## THE REQUEST
Pick out each line below containing "this".

## DATA
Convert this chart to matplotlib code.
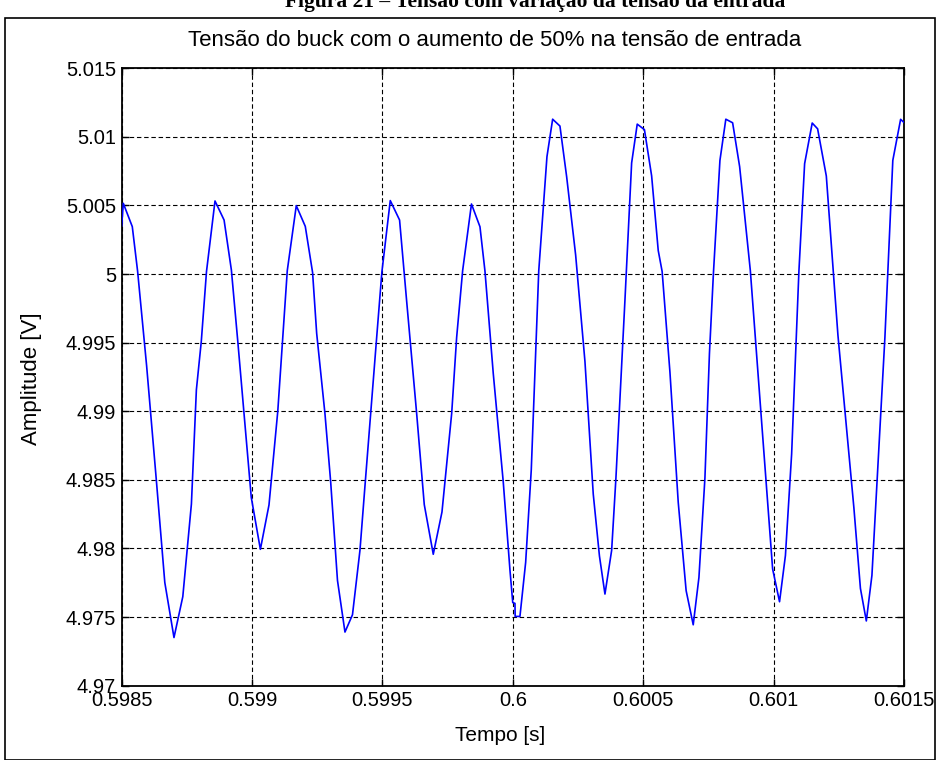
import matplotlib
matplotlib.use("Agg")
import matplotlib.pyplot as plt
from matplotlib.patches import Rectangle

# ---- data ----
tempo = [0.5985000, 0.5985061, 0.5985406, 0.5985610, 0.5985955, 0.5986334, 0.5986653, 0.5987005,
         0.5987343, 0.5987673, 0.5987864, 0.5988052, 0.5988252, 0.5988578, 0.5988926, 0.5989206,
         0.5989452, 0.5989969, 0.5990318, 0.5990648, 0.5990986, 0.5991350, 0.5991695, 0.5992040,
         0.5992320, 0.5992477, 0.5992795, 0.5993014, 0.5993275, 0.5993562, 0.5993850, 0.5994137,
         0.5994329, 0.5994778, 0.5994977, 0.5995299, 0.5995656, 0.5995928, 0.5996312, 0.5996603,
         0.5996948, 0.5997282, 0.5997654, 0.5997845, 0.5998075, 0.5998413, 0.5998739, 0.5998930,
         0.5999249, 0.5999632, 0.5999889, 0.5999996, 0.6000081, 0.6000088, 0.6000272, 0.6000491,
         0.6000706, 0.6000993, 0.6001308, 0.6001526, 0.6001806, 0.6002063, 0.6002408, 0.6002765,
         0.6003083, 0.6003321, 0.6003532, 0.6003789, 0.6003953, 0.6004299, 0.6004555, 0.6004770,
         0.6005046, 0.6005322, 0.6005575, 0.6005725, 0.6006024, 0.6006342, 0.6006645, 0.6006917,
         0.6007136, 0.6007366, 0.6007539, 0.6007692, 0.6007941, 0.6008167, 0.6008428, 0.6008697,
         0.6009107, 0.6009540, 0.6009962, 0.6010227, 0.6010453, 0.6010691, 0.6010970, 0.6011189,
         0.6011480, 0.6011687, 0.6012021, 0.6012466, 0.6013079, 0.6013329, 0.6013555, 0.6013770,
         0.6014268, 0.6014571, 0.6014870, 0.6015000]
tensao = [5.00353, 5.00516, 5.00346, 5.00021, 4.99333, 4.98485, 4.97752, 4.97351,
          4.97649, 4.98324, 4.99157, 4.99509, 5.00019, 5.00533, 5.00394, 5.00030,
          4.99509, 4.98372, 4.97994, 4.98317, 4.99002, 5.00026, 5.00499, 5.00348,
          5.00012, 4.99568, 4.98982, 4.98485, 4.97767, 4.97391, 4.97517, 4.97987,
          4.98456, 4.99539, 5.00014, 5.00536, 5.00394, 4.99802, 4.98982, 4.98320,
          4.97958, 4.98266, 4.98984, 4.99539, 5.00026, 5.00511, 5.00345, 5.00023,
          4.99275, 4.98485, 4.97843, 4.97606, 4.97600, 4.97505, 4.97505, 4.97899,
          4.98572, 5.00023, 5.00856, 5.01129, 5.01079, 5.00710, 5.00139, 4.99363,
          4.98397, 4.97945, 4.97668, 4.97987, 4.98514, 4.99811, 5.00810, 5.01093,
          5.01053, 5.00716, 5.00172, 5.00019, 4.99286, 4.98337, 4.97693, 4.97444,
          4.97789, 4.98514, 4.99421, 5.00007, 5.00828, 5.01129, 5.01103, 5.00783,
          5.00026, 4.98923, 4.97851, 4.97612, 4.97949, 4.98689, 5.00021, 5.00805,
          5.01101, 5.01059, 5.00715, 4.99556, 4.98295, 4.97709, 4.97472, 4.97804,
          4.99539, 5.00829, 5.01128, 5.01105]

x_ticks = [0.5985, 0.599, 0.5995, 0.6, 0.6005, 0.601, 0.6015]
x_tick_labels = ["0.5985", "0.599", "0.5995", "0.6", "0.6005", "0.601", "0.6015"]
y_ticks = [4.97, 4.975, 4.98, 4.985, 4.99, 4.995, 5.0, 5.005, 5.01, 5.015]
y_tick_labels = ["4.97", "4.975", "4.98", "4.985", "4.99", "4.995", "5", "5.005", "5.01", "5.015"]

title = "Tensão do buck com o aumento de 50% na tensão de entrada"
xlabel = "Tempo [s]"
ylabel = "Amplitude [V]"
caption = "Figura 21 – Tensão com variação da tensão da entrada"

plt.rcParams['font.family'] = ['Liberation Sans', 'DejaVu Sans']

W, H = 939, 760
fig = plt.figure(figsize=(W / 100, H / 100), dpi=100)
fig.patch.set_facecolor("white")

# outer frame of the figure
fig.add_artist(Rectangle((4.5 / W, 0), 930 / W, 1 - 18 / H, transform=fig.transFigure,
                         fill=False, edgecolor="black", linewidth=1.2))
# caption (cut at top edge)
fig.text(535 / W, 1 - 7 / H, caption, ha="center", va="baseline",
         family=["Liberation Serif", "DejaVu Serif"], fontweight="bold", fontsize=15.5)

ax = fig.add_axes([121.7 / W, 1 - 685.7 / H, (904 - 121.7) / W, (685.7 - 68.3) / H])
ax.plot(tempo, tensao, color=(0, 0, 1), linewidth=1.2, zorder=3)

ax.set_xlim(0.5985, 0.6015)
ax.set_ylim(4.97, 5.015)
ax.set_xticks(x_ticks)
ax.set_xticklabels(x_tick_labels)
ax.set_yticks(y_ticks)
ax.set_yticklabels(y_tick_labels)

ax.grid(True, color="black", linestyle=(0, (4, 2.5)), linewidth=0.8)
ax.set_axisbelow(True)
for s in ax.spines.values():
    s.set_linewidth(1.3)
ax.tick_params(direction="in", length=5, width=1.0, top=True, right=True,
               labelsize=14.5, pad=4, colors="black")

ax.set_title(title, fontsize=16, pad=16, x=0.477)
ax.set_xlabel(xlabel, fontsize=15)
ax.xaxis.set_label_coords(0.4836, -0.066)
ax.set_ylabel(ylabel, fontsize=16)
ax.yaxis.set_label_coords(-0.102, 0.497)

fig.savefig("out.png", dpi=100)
--
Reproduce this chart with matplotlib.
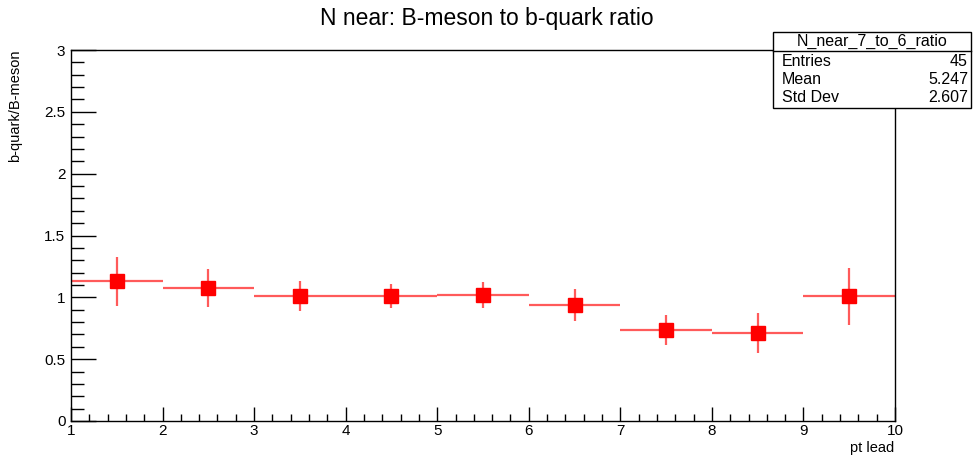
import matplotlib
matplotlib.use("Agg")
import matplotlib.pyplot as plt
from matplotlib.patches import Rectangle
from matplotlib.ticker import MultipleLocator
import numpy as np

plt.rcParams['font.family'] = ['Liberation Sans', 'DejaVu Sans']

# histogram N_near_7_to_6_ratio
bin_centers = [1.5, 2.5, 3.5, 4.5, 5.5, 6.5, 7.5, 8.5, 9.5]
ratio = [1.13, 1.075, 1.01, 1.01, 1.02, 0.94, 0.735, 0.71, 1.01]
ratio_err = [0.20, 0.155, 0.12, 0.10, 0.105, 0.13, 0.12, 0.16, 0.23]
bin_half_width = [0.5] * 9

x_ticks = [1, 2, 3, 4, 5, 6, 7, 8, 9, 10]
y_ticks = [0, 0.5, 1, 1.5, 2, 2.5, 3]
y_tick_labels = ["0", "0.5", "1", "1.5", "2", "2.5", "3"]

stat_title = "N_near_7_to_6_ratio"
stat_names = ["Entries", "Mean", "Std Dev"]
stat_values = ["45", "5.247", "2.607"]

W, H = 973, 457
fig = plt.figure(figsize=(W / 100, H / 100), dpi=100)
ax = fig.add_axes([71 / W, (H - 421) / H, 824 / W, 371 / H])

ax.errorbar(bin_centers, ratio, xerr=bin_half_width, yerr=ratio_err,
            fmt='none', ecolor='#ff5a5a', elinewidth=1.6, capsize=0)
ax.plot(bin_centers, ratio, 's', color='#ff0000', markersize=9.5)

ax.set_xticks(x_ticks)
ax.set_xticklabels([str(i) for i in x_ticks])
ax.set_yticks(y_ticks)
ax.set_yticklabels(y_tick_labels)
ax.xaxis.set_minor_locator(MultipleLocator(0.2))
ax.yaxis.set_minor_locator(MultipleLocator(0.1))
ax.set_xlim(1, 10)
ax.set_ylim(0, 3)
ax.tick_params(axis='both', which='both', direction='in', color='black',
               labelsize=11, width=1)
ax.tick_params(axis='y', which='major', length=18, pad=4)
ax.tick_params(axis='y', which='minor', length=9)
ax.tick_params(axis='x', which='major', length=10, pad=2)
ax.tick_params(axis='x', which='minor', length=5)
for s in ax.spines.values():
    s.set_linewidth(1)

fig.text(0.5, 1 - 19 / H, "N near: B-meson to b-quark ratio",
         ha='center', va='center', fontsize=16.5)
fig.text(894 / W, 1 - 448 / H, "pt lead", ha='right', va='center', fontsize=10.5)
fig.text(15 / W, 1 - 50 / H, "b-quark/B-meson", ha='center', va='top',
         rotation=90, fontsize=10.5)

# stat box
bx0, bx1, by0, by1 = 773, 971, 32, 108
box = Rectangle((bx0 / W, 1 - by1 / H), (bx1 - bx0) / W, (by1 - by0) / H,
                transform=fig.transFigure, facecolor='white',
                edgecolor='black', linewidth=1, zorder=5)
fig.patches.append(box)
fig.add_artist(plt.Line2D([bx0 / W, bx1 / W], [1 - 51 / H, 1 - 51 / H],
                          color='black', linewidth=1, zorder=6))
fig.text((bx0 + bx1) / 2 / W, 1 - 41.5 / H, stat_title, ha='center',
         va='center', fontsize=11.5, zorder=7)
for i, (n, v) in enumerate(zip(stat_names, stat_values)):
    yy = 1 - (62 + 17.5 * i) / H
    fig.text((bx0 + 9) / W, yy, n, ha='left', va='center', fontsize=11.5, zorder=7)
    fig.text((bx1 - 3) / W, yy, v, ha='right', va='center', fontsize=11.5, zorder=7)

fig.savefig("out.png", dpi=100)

## EXERCISE OUTPUT
Convert this chart to matplotlib code.
Reproduce this chart with matplotlib.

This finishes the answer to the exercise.